Start Information provided

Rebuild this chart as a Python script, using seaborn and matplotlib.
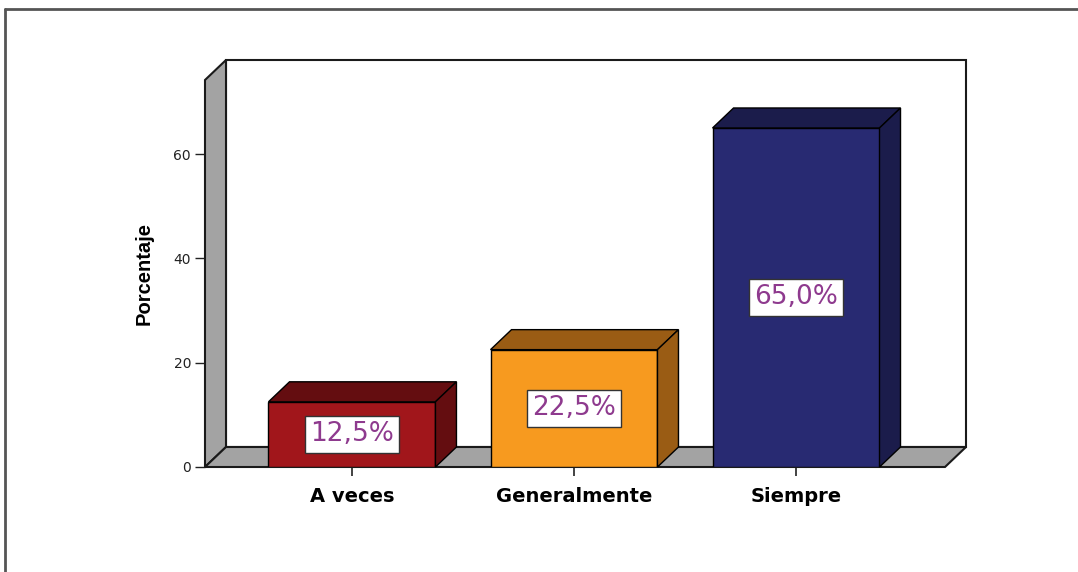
import matplotlib
matplotlib.use("Agg")
import matplotlib.pyplot as plt
import seaborn as sns
from matplotlib.patches import Polygon, Rectangle
from matplotlib.lines import Line2D

# data
categories = ["A veces", "Generalmente", "Siempre"]
percentages = [12.5, 22.5, 65.0]
y_ticks = [0, 20, 40, 60]

front_colors = ["#A1161B", "#F79A1F", "#282A72"]
dark_colors = ["#640D10", "#9A5C14", "#1B1C4B"]
label_color = "#8E3A8E"
wall_gray = "#A3A3A3"

sns.set_style("white")

fig = plt.figure(figsize=(10.78, 5.72), dpi=100)
W, H = 1078, 572

# front plane of the 3d box, in pixels
left, right, bottom, top = 205, 945, 467, 80
ax = fig.add_axes([left / W, 1 - bottom / H, (right - left) / W, (bottom - top) / H])

xmin, xmax = -0.662, 2.671
ymax = 74.2
depth_px = (21, 20)
dx = depth_px[0] * (xmax - xmin) / (right - left)
dy = depth_px[1] * ymax / (bottom - top)

# back wall, left wall, floor
ax.add_patch(Rectangle((xmin + dx, dy), xmax - xmin, ymax, fc="white", ec="#1a1a1a",
                       lw=1.5, zorder=0.5, clip_on=False))
ax.add_patch(Polygon([(xmin, 0), (xmin, ymax), (xmin + dx, ymax + dy), (xmin + dx, dy)],
                     closed=True, fc=wall_gray, ec="#1a1a1a", lw=1.5, zorder=0.6, clip_on=False))
ax.add_patch(Polygon([(xmin, 0), (xmax, 0), (xmax + dx, dy), (xmin + dx, dy)],
                     closed=True, fc=wall_gray, ec="#1a1a1a", lw=1.5, zorder=0.6, clip_on=False))

# front faces of the bars
sns.barplot(x=categories, y=percentages, hue=categories, palette=front_colors,
            saturation=1, width=0.752, edgecolor="black", linewidth=1, legend=False,
            ax=ax, zorder=2)

# top and side faces
for patch, dark in zip(ax.patches[3:], dark_colors):
    x0, w, h = patch.get_x(), patch.get_width(), patch.get_height()
    top_face = [(x0, h), (x0 + w, h), (x0 + w + dx, h + dy), (x0 + dx, h + dy)]
    side_face = [(x0 + w, 0), (x0 + w + dx, dy), (x0 + w + dx, h + dy), (x0 + w, h)]
    for pts in (top_face, side_face):
        ax.add_patch(Polygon(pts, closed=True, fc=dark, ec="black", lw=1,
                             zorder=2, clip_on=False))

# value labels
for i, v in enumerate(percentages):
    txt = f"{v:.1f}".replace(".", ",") + "%"
    ax.text(i, v / 2, txt, ha="center", va="center", color=label_color, fontsize=19,
            family="DejaVu Sans", zorder=5,
            bbox=dict(boxstyle="square,pad=0.2", fc="white", ec="#333333", lw=1))

ax.set_xlim(xmin, xmax)
ax.set_ylim(0, ymax)
ax.set_yticks(y_ticks)
ax.set_yticklabels([str(t) for t in y_ticks], fontsize=10, color="#222222", family="DejaVu Sans")
ax.set_xticks(range(len(categories)))
ax.set_xticklabels(categories, fontsize=14, fontweight="bold", family="DejaVu Sans", color="black")
ax.tick_params(axis="y", direction="out", length=7, width=1, color="#222222", pad=3, left=True)
ax.tick_params(axis="x", direction="out", length=6.5, width=1.2, color="#222222", pad=8, bottom=True)
for s in ax.spines.values():
    s.set_visible(False)
ax.set_xlabel("")
ax.set_ylabel("Porcentaje", fontsize=14.5, fontweight="bold", family="Liberation Sans",
              color="black", labelpad=14)
ax.patch.set_visible(False)

# outer frame
fig.add_artist(Line2D([5 / W, 5 / W], [0, 1 - 9 / H], transform=fig.transFigure,
                      color="#555555", lw=2))
fig.add_artist(Line2D([5 / W, 1], [1 - 9 / H, 1 - 9 / H], transform=fig.transFigure,
                      color="#555555", lw=2))

fig.savefig("out.png", dpi=100, facecolor="white")
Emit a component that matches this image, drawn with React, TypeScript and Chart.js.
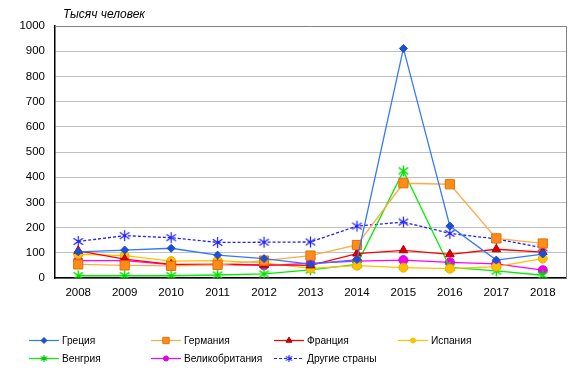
import React, { useEffect, useRef } from "react";
import { Chart, registerables } from "chart.js";
import { drawPoint } from "chart.js/helpers";

Chart.register(...registerables);

const years = ["2008", "2009", "2010", "2011", "2012", "2013", "2014", "2015", "2016", "2017", "2018"];
const greece = [104, 111, 118, 91, 77, 55, 73, 911, 206, 71, 95];
const germany = [54, 50, 48, 52, 69, 89, 131, 376, 372, 157, 137];
const france = [108, 75, 54, 54, 52, 50, 97, 110, 94, 114, 103];
const spain = [94, 89, 67, 69, 60, 38, 49, 41, 37, 45, 77];
const hungary = [9, 9, 9, 12, 16, 32, 54, 425, 42, 28, 11];
const britain = [69, 69, 53, 54, 50, 58, 67, 71, 62, 56, 31];
const others = [145, 168, 160, 141, 142, 143, 206, 222, 177, 155, 120];
const yTicks = [0, 100, 200, 300, 400, 500, 600, 700, 800, 900, 1000];
const yTitle = "Тысяч человек";

function asterisk(color: string, size: number, lw: number) {
  const c = document.createElement("canvas");
  c.width = size;
  c.height = size;
  const ctx = c.getContext("2d")!;
  const h = size / 2;
  const r = h - 1;
  ctx.strokeStyle = color;
  ctx.lineWidth = lw;
  ctx.beginPath();
  ctx.moveTo(h, h - r);
  ctx.lineTo(h, h + r);
  ctx.moveTo(h - r * 0.87, h - r * 0.6);
  ctx.lineTo(h + r * 0.87, h + r * 0.6);
  ctx.moveTo(h + r * 0.87, h - r * 0.6);
  ctx.lineTo(h - r * 0.87, h + r * 0.6);
  ctx.stroke();
  return c;
}

export default function App() {
  const ref = useRef<HTMLCanvasElement>(null);
  useEffect(() => {
    document.body.style.margin = "0";
    const font = "'Liberation Sans', Arial, sans-serif";
    const greenStar = asterisk("#00e000", 13, 1.4);
    const blueStar = asterisk("#2020ff", 13, 1.2);
    const greenStarS = asterisk("#00c000", 9, 1.2);
    const blueStarS = asterisk("#2020ff", 9, 1.1);

    const legendStyles: any[] = [
      { style: "rectRot", r: 3, fill: "#1a4fd6", stroke: "#1a4fd6" },
      { style: "rect", r: 4.5, fill: "#ff8c1a", stroke: "#e07000" },
      { style: "triangle", r: 3.5, fill: "#c00000", stroke: "#c00000" },
      { style: "circle", r: 2.5, fill: "#ffc000", stroke: "#ffc000" },
      { style: greenStarS, r: 4, fill: "#00c000", stroke: "#00c000" },
      { style: "circle", r: 2.5, fill: "#e000e0", stroke: "#e000e0" },
      { style: blueStarS, r: 4, fill: "#2020ff", stroke: "#2020ff" },
    ];

    const extras = {
      id: "extras",
      afterDraw(chart: any) {
        const ctx = chart.ctx;
        const a = chart.chartArea;
        ctx.save();
        ctx.strokeStyle = "#808080";
        ctx.lineWidth = 1;
        ctx.beginPath();
        ctx.moveTo(a.left, Math.round(a.top) + 0.5);
        ctx.lineTo(Math.round(a.right) + 0.5, Math.round(a.top) + 0.5);
        ctx.lineTo(Math.round(a.right) + 0.5, a.bottom);
        ctx.stroke();
        ctx.fillStyle = "#000";
        ctx.font = `italic 12px ${font}`;
        ctx.textBaseline = "middle";
        ctx.textAlign = "left";
        ctx.fillText(yTitle, 63, 15);
        const cols = [29, 151, 274, 398];
        const rows = [340, 358];
        ctx.font = `10.2px ${font}`;
        chart.data.datasets.forEach((ds: any, i: number) => {
          const x = cols[i % 4];
          const y = rows[Math.floor(i / 4)];
          ctx.strokeStyle = ds.borderColor;
          ctx.lineWidth = 1.2;
          ctx.setLineDash(ds.borderDash && ds.borderDash.length ? [3, 2] : []);
          ctx.beginPath();
          ctx.moveTo(x, y + 0.5);
          ctx.lineTo(x + 30, y + 0.5);
          ctx.stroke();
          ctx.setLineDash([]);
          const ls = legendStyles[i];
          ctx.fillStyle = ls.fill;
          ctx.strokeStyle = ls.stroke;
          ctx.lineWidth = 1;
          drawPoint(ctx, { pointStyle: ls.style, radius: ls.r, borderWidth: 1, rotation: 0 }, x + 15, y + 0.5);
          ctx.fillStyle = "#000";
          ctx.fillText(ds.label, x + 33, y + 1);
        });
        ctx.restore();
      },
    };

    const mk = (label: string, data: number[], color: string, mFill: string, mStroke: string, style: any, r: number, dash: number[] = []) => ({
      label,
      data,
      borderColor: color,
      borderWidth: 1.3,
      borderDash: dash,
      pointStyle: style,
      pointRadius: r,
      pointBackgroundColor: mFill,
      pointBorderColor: mStroke,
      pointBorderWidth: 1,
      tension: 0,
      fill: false,
    });

    const chart = new Chart(ref.current!, {
      type: "line",
      data: {
        labels: years,
        datasets: [
          mk("Греция", greece, "#3377ff", "#1a4fd6", "#1a4fd6", "rectRot", 4),
          mk("Германия", germany, "#ffaa44", "#ff8c1a", "#e07000", "rect", 6.5),
          mk("Франция", france, "#ff0000", "#dd0000", "#b00000", "triangle", 5),
          mk("Испания", spain, "#ffc000", "#ffc000", "#f0a800", "circle", 4.5),
          mk("Венгрия", hungary, "#00ee00", "#00e000", "#00e000", greenStar, 6),
          mk("Великобритания", britain, "#ff00ff", "#ee00ee", "#cc00cc", "circle", 4.5),
          mk("Другие страны", others, "#2020ff", "#2020ff", "#2020ff", blueStar, 6, [3, 2]),
        ],
      },
      options: {
        animation: false,
        responsive: false,
        events: [],
        layout: { padding: { left: 0, top: 26, right: 13, bottom: 76 } },
        plugins: { legend: { display: false }, tooltip: { enabled: false } },
        scales: {
          x: {
            offset: true,
            grid: { display: false, drawTicks: false },
            border: { color: "#000", width: 1.5 },
            ticks: { color: "#000", font: { family: font, size: 11.5 }, padding: 8, maxRotation: 0 },
            afterFit: (s: any) => { s.height = 20; },
          },
          y: {
            min: 0,
            max: 1000,
            afterBuildTicks: (s: any) => { s.ticks = yTicks.map((v) => ({ value: v })); },
            grid: {
              drawTicks: false,
              color: (c: any) => (c.tick && c.tick.value === 1000 ? "rgba(0,0,0,0)" : "#c0c0c0"),
            },
            border: { color: "#000", width: 1.5 },
            ticks: { color: "#000", font: { family: font, size: 11.5 }, padding: 10, callback: (v: any) => String(v) },
            afterFit: (s: any) => { s.width = 55; },
          },
        },
      },
      plugins: [extras],
    });
    return () => chart.destroy();
  }, []);
  return <canvas ref={ref} width={579} height={374} style={{ display: "block" }} />;
}
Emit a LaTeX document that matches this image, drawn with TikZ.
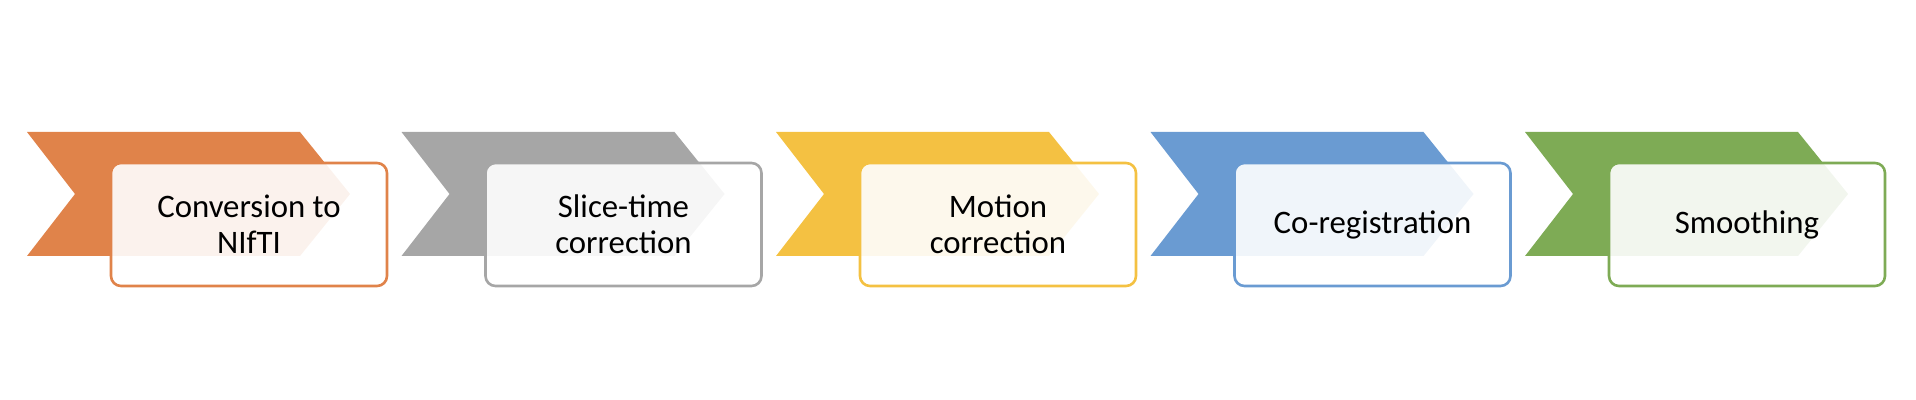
\documentclass[tikz,border=0pt]{standalone}
\usepackage{fontspec}
\setmainfont{Carlito}
\usepackage{tikz}
\usepackage{xcolor}
\usetikzlibrary{positioning}
\definecolor{cO}{HTML}{E0834A}
\definecolor{cG}{HTML}{A6A6A6}
\definecolor{cY}{HTML}{F4C142}
\definecolor{cB}{HTML}{6A9BD2}
\definecolor{cN}{HTML}{7EAB55}
\tikzset{
  chev/.style={fill=#1},
  stepbox/.style={rounded corners=5pt,draw=#1,line width=1.3pt,fill=white,
              fill opacity=.9,text opacity=1,minimum width=138pt,
              minimum height=61.5pt,inner sep=2pt,align=center,
              font=\fontsize{16.4}{18}\selectfont},
}

\begin{document}
\begin{tikzpicture}[x=0.5pt,y=-0.5pt]
  \useasboundingbox (0,0) rectangle (1916,400);
  \foreach \i/\col/\txt in {0/cO/{Conversion to\\NIfTI},1/cG/{Slice-time\\correction},
      2/cY/{Motion\\correction},3/cB/{Co-registration},4/cN/{Smoothing}}{
    \pgfmathsetmacro\xx{27+374.5*\i}
    \fill[chev=\col] (\xx,132) -- ++(273,0) -- ++(50,62) -- ++(-50,62)
       -- ++(-273,0) -- ++(48,-62) -- cycle;
    \node[stepbox=\col] (s\i) at (\xx+222,224.5) {\txt};
  }
\end{tikzpicture}
\end{document}
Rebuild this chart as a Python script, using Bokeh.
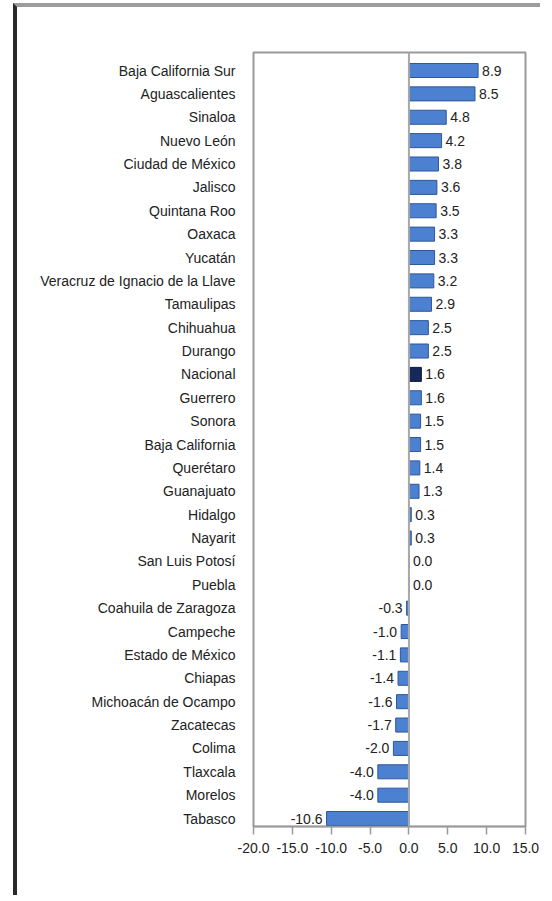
from bokeh.plotting import figure
from bokeh.models import ColumnDataSource, FixedTicker, NumeralTickFormatter, Span, Range1d
from bokeh.core.properties import value
from bokeh.embed import file_html
from bokeh.resources import INLINE

states = [
    "Baja California Sur", "Aguascalientes", "Sinaloa", "Nuevo León",
    "Ciudad de México", "Jalisco", "Quintana Roo", "Oaxaca", "Yucatán",
    "Veracruz de Ignacio de la Llave", "Tamaulipas", "Chihuahua", "Durango",
    "Nacional", "Guerrero", "Sonora", "Baja California", "Querétaro",
    "Guanajuato", "Hidalgo", "Nayarit", "San Luis Potosí", "Puebla",
    "Coahuila de Zaragoza", "Campeche", "Estado de México", "Chiapas",
    "Michoacán de Ocampo", "Zacatecas", "Colima", "Tlaxcala", "Morelos",
    "Tabasco",
]
values = [
    8.9, 8.5, 4.8, 4.2, 3.8, 3.6, 3.5, 3.3, 3.3, 3.2, 2.9, 2.5, 2.5,
    1.6, 1.6, 1.5, 1.5, 1.4, 1.3, 0.3, 0.3, 0.0, 0.0, -0.3, -1.0, -1.1,
    -1.4, -1.6, -1.7, -2.0, -4.0, -4.0, -10.6,
]
x_ticks = [-20, -15, -10, -5, 0, 5, 10, 15]

n = len(states)
ypos = [n - 1 - i for i in range(n)]
colors = ["#17295a" if s == "Nacional" else "#4c80d0" for s in states]
lines = ["#0e1a3a" if s == "Nacional" else "#2d5798" for s in states]
labels = ["%.1f" % v for v in values]

pos = [i for i, v in enumerate(values) if v >= 0]
neg = [i for i, v in enumerate(values) if v < 0]

src = ColumnDataSource(dict(y=ypos, v=values, c=colors, lc=lines, t=labels))
src_pos = ColumnDataSource(dict(y=[ypos[i] for i in pos], v=[values[i] for i in pos], t=[labels[i] for i in pos]))
src_neg = ColumnDataSource(dict(y=[ypos[i] for i in neg], v=[values[i] for i in neg], t=[labels[i] for i in neg]))

p = figure(
    width=527, height=892,
    x_range=Range1d(-20, 15), y_range=Range1d(-0.34, n - 1 + 0.77),
    output_backend="svg", toolbar_location=None,
    min_border_left=236, min_border_right=19, min_border_top=45, min_border_bottom=73,
)
p.styles = {
    "border-left": "4px solid #2a2a2a",
    "border-top": "4px solid #9c9c9c",
    "margin-left": "13px",
    "margin-top": "3px",
}

p.hbar(y="y", left=0, right="v", height=0.6, fill_color="c", line_color="lc",
       line_width=1, source=src)

p.add_layout(Span(location=0, dimension="height", line_color="#a8a8a8", line_width=2))

FS = "14px"
p.text(x="v", y="y", text="t", source=src_pos, x_offset=4, text_align="left",
       text_baseline="middle", text_font=value("Liberation Sans"),
       text_font_size=FS, text_color="#222222")
p.text(x="v", y="y", text="t", source=src_neg, x_offset=-4, text_align="right",
       text_baseline="middle", text_font=value("Liberation Sans"),
       text_font_size=FS, text_color="#222222")

p.xgrid.visible = False
p.ygrid.visible = False
p.outline_line_color = "#9a9a9a"
p.outline_line_width = 2

p.yaxis.ticker = FixedTicker(ticks=ypos)
p.yaxis.major_label_overrides = {ypos[i]: states[i] for i in range(n)}
p.yaxis.major_tick_line_color = None
p.yaxis.minor_tick_line_color = None
p.yaxis.axis_line_color = None
p.yaxis.major_label_standoff = 12
p.yaxis.major_label_text_font = "Liberation Sans"
p.yaxis.major_label_text_font_size = FS
p.yaxis.major_label_text_color = "#222222"

p.xaxis.ticker = FixedTicker(ticks=x_ticks)
p.xaxis.formatter = NumeralTickFormatter(format="0.0")
p.xaxis.minor_tick_line_color = None
p.xaxis.major_tick_in = 0
p.xaxis.major_tick_out = 8
p.xaxis.major_tick_line_color = "#9a9a9a"
p.xaxis.major_tick_line_width = 1.5
p.xaxis.axis_line_color = "#9a9a9a"
p.xaxis.axis_line_width = 1.5
p.xaxis.major_label_standoff = 8
p.xaxis.major_label_text_font = "Liberation Sans"
p.xaxis.major_label_text_font_size = FS
p.xaxis.major_label_text_color = "#222222"

open("out.html", "w").write(file_html(p, INLINE))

End Information provided

§ What is required:
Please restate the material above line by line, exactly, beginning at its first line and ending with the line that contains "ax = fig.add_axes([left", without any pictures.

§ Correct response:
Rebuild this chart as a Python script, using seaborn and matplotlib.
import matplotlib
matplotlib.use("Agg")
import matplotlib.pyplot as plt
import seaborn as sns
from matplotlib.patches import Polygon, Rectangle
from matplotlib.lines import Line2D

# data
categories = ["A veces", "Generalmente", "Siempre"]
percentages = [12.5, 22.5, 65.0]
y_ticks = [0, 20, 40, 60]

front_colors = ["#A1161B", "#F79A1F", "#282A72"]
dark_colors = ["#640D10", "#9A5C14", "#1B1C4B"]
label_color = "#8E3A8E"
wall_gray = "#A3A3A3"

sns.set_style("white")

fig = plt.figure(figsize=(10.78, 5.72), dpi=100)
W, H = 1078, 572

# front plane of the 3d box, in pixels
left, right, bottom, top = 205, 945, 467, 80
ax = fig.add_axes([left / W, 1 - bottom / H, (right - left) / W, (bottom - top) / H])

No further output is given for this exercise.